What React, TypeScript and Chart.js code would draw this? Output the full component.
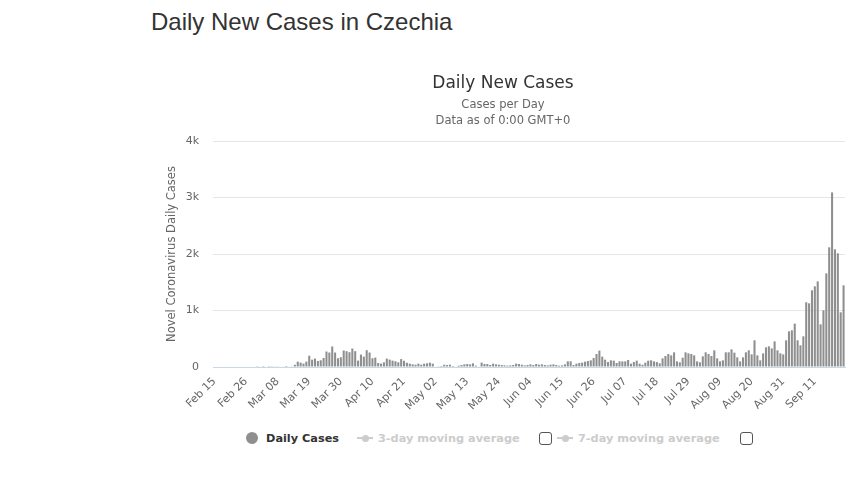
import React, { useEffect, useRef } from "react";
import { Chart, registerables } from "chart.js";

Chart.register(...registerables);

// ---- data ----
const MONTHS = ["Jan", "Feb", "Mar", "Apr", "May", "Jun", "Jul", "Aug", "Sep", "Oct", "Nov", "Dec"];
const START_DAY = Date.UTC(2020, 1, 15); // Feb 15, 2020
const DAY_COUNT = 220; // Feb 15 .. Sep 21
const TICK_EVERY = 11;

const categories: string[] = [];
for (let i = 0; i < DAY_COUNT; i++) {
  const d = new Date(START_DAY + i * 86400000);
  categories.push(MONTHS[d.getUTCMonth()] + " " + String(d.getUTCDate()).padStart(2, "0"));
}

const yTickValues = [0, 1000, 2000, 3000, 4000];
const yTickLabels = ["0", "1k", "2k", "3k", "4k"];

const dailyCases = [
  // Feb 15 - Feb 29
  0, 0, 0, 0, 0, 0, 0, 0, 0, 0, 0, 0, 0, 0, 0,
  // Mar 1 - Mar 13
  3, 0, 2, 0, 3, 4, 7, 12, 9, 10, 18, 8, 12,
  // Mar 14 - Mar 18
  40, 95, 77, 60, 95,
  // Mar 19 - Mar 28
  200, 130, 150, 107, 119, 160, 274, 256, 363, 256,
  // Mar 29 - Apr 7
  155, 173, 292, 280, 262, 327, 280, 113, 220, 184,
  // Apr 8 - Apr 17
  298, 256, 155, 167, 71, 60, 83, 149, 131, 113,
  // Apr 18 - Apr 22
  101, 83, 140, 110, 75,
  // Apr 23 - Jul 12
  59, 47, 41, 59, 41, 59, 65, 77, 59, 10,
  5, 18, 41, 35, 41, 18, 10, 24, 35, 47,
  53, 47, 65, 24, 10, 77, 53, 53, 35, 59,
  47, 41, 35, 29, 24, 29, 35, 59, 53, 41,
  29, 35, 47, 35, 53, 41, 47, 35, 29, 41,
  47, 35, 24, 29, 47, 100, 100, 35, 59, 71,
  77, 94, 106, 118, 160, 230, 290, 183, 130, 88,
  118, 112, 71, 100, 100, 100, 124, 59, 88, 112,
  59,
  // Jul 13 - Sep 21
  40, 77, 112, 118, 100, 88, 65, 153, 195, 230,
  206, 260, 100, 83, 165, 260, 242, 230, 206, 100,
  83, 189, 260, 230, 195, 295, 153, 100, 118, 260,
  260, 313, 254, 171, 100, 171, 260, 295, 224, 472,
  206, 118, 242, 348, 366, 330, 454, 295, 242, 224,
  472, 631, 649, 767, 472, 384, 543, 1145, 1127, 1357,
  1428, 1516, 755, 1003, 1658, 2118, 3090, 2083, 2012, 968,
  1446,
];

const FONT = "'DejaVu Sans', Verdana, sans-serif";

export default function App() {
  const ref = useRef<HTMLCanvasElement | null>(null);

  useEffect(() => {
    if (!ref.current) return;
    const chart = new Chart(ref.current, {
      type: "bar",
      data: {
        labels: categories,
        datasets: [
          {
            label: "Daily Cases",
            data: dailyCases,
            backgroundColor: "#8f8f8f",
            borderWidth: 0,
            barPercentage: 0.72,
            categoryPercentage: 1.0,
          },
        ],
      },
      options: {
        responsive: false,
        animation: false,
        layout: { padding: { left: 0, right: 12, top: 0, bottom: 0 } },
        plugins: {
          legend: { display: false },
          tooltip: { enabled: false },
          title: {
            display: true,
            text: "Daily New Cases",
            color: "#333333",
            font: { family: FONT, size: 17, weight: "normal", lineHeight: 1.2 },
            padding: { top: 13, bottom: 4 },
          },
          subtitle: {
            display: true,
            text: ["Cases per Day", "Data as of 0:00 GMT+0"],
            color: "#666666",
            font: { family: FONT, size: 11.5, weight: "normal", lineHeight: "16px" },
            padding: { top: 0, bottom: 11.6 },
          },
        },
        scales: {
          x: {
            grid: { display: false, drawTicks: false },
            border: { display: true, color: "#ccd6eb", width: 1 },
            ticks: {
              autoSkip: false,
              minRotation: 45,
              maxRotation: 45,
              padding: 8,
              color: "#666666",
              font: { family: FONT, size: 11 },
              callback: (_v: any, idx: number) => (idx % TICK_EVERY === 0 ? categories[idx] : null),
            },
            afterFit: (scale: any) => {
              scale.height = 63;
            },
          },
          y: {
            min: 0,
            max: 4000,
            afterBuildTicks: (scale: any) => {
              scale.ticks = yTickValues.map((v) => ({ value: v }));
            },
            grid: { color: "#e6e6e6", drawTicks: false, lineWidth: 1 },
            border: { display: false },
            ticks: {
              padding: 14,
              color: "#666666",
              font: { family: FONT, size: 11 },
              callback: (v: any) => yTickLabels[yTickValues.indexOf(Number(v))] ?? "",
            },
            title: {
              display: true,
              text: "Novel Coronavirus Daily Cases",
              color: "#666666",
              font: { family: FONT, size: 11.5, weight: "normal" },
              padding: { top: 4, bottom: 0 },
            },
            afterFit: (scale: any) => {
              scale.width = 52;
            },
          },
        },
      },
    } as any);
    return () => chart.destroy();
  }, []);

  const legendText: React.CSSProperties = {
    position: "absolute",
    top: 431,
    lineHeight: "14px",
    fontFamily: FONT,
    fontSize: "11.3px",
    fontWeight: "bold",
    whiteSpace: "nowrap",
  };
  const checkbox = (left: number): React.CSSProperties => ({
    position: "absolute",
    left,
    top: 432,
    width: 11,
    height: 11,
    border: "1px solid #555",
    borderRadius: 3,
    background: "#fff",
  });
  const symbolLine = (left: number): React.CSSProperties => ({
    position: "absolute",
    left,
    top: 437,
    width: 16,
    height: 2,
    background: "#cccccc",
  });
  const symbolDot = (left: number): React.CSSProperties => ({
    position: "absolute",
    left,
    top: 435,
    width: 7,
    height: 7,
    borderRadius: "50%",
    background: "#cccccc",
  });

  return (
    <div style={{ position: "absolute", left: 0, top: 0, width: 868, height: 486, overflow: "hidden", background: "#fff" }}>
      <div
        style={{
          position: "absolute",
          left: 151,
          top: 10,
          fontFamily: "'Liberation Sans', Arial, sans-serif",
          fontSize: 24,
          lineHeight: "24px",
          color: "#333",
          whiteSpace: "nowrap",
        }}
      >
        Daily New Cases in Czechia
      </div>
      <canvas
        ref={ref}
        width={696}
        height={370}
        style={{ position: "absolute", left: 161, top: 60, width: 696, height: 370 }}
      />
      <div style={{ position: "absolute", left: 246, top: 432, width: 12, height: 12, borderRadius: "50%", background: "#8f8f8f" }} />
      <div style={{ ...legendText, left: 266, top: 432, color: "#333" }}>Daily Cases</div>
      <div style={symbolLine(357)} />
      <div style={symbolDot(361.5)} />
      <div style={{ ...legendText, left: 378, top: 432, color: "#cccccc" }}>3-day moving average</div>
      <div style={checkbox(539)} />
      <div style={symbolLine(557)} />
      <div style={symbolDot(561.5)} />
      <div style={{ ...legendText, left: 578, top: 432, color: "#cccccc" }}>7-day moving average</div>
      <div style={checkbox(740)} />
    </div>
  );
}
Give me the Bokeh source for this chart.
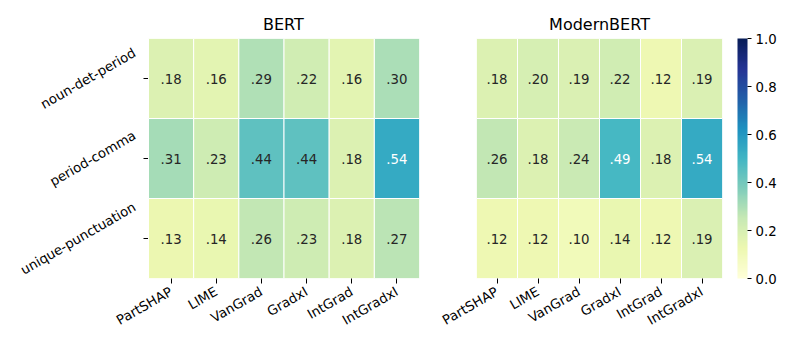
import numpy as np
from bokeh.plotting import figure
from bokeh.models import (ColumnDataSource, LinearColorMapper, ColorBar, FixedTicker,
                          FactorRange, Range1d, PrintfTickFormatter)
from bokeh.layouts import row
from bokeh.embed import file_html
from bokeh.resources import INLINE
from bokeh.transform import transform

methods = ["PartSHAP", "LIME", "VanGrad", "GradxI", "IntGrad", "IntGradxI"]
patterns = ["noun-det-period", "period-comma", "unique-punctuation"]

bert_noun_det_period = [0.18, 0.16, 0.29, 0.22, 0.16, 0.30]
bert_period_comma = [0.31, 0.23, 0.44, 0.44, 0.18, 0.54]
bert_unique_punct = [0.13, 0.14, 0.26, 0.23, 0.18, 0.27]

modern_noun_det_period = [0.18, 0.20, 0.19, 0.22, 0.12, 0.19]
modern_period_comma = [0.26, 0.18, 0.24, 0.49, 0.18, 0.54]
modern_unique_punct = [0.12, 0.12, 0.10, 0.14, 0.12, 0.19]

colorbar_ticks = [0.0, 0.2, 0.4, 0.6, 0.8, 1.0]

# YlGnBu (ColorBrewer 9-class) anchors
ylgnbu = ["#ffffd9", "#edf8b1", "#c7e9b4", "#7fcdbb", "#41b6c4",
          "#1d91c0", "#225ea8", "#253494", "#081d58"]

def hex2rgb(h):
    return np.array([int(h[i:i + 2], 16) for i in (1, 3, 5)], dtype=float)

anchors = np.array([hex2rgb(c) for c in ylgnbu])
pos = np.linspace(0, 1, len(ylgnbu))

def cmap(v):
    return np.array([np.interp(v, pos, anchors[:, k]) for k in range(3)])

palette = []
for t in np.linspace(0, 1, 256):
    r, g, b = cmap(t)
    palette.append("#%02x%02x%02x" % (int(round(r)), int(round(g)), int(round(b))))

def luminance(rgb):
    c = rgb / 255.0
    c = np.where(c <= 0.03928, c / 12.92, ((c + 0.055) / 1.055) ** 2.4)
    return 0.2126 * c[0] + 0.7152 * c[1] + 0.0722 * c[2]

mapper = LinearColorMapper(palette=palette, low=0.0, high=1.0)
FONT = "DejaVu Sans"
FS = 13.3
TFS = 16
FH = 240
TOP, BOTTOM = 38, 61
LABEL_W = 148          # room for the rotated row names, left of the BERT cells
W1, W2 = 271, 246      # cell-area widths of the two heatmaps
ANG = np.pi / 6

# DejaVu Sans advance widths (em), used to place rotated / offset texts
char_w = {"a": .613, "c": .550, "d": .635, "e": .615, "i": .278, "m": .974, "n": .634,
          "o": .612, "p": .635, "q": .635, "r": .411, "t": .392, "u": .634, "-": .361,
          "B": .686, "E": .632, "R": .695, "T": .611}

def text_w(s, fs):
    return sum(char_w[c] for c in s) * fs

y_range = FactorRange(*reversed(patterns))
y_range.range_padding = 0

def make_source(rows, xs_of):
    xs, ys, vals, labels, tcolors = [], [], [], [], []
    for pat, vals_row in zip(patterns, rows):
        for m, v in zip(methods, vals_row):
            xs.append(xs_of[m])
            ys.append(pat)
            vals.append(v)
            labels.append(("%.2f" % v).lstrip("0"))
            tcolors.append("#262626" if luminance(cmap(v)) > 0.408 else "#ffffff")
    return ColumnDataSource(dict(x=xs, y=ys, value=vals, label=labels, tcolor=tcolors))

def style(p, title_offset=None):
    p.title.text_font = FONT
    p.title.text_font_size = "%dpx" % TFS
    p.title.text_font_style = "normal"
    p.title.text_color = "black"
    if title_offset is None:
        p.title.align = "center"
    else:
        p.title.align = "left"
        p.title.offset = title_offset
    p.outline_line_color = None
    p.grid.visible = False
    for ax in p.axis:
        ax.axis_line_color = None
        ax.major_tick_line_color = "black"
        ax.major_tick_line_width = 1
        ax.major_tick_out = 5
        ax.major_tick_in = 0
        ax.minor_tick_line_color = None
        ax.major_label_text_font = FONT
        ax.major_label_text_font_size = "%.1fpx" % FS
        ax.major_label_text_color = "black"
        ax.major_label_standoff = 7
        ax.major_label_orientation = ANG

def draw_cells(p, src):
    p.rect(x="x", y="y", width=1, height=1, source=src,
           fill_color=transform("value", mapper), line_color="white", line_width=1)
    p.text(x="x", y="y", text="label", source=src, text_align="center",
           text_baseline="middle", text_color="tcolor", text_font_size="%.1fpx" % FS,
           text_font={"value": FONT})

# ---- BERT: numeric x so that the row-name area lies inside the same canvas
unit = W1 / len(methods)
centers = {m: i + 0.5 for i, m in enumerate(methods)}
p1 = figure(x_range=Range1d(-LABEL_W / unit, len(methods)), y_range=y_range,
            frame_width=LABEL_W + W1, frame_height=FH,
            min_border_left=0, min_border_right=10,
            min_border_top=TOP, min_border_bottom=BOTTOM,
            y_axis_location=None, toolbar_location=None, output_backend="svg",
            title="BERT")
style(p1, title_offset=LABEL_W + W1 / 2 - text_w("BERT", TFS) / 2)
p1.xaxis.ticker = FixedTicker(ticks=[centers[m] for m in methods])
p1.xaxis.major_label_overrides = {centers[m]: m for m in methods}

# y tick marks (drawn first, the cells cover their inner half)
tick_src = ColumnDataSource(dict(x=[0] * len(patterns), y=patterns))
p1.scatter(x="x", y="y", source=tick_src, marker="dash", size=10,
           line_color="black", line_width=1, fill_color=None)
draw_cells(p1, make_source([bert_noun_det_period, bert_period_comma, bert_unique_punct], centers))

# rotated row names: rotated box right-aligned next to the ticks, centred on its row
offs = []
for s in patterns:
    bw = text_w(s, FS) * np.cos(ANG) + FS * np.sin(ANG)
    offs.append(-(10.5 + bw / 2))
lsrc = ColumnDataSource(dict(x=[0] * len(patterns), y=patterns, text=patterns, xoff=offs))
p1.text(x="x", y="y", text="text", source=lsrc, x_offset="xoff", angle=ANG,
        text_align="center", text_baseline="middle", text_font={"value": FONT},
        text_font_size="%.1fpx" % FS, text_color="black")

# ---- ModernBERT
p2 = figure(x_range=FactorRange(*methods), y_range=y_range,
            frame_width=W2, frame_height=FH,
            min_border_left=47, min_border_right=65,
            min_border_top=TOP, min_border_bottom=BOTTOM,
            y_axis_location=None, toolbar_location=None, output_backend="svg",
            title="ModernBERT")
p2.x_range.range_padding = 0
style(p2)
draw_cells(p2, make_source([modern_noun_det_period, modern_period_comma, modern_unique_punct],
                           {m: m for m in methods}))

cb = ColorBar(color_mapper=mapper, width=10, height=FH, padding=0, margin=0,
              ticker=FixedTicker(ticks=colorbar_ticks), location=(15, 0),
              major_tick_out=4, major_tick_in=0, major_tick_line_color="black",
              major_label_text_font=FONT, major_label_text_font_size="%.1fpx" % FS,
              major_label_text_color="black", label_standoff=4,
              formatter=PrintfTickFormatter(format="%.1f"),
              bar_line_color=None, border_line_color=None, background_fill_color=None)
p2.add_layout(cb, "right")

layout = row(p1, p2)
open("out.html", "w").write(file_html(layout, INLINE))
◆ ◆ ◆ ◆
§ Direction
Only the lines between the line with "Give me the Bokeh source for this chart." and the line with "pos = np.linspace(0, 1, len(ylgnbu))", inclusive, should be reproduced, exactly as written and without pictures.

§ Full output
Give me the Bokeh source for this chart.
import numpy as np
from bokeh.plotting import figure
from bokeh.models import (ColumnDataSource, LinearColorMapper, ColorBar, FixedTicker,
                          FactorRange, Range1d, PrintfTickFormatter)
from bokeh.layouts import row
from bokeh.embed import file_html
from bokeh.resources import INLINE
from bokeh.transform import transform

methods = ["PartSHAP", "LIME", "VanGrad", "GradxI", "IntGrad", "IntGradxI"]
patterns = ["noun-det-period", "period-comma", "unique-punctuation"]

bert_noun_det_period = [0.18, 0.16, 0.29, 0.22, 0.16, 0.30]
bert_period_comma = [0.31, 0.23, 0.44, 0.44, 0.18, 0.54]
bert_unique_punct = [0.13, 0.14, 0.26, 0.23, 0.18, 0.27]

modern_noun_det_period = [0.18, 0.20, 0.19, 0.22, 0.12, 0.19]
modern_period_comma = [0.26, 0.18, 0.24, 0.49, 0.18, 0.54]
modern_unique_punct = [0.12, 0.12, 0.10, 0.14, 0.12, 0.19]

colorbar_ticks = [0.0, 0.2, 0.4, 0.6, 0.8, 1.0]

# YlGnBu (ColorBrewer 9-class) anchors
ylgnbu = ["#ffffd9", "#edf8b1", "#c7e9b4", "#7fcdbb", "#41b6c4",
          "#1d91c0", "#225ea8", "#253494", "#081d58"]

def hex2rgb(h):
    return np.array([int(h[i:i + 2], 16) for i in (1, 3, 5)], dtype=float)

anchors = np.array([hex2rgb(c) for c in ylgnbu])
pos = np.linspace(0, 1, len(ylgnbu))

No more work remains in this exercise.